Três possibilidades foram colocadas à escolha de dona Meire: seguir a ordem da natureza (que significava esperar o bulbo desinchar e permanecer de coxas abertas, como um cão pendurado), aguardar o veterinário (o que demandaria o mesmo tempo, enquanto mais funcionários se aglomerariam na porta do consultório), e o caminho mais traumático, porém rápido e eficaz: amputar Cavão. “Faça isso, doutor! Por Deus!”. Isso resultaria na morte do bicho em mais ou menos tempo. Mas a dona tinha certeza da escolha.

Foi simples: anestesia, bisturi, um movimento rápido de serra e pronto, cachorro para um lado e madame para o outro, divididos pelo alívio e por uma poça de sangue na mesa de cirurgia.
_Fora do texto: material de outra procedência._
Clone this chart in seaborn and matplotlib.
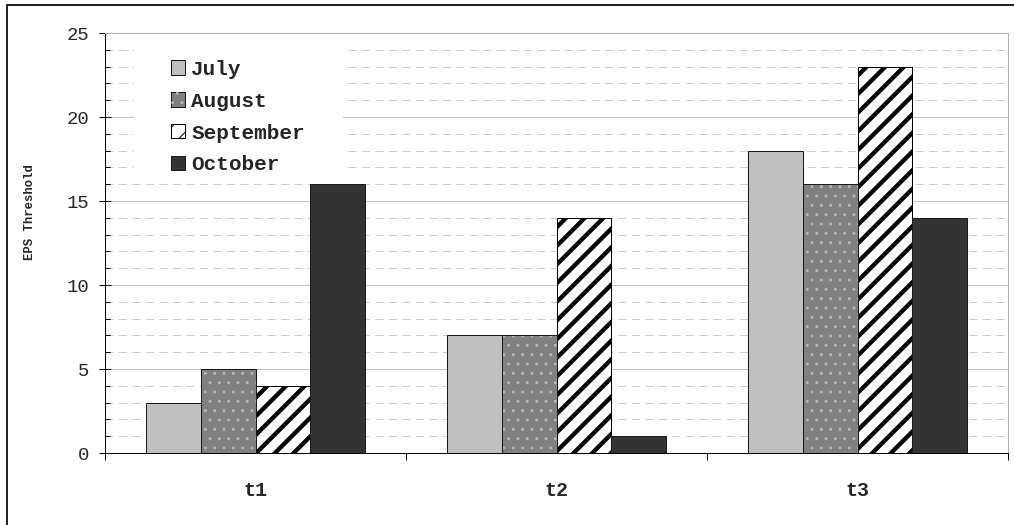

Cavão não conseguiu ficar de pé, dona Meire faltou saltitar. Gentileza do doutor, que fez um curativo e estancou o sangramento. “Mas aviso que em mais ou menos tempo ele morre”. A mulher olhou para a mesa e teve um suspiro de estimação. Tomou aquele corpinho mole nos braços, jogou um lenço por cima e se foi, como uma mãe que sai da maternidade com o primogênito.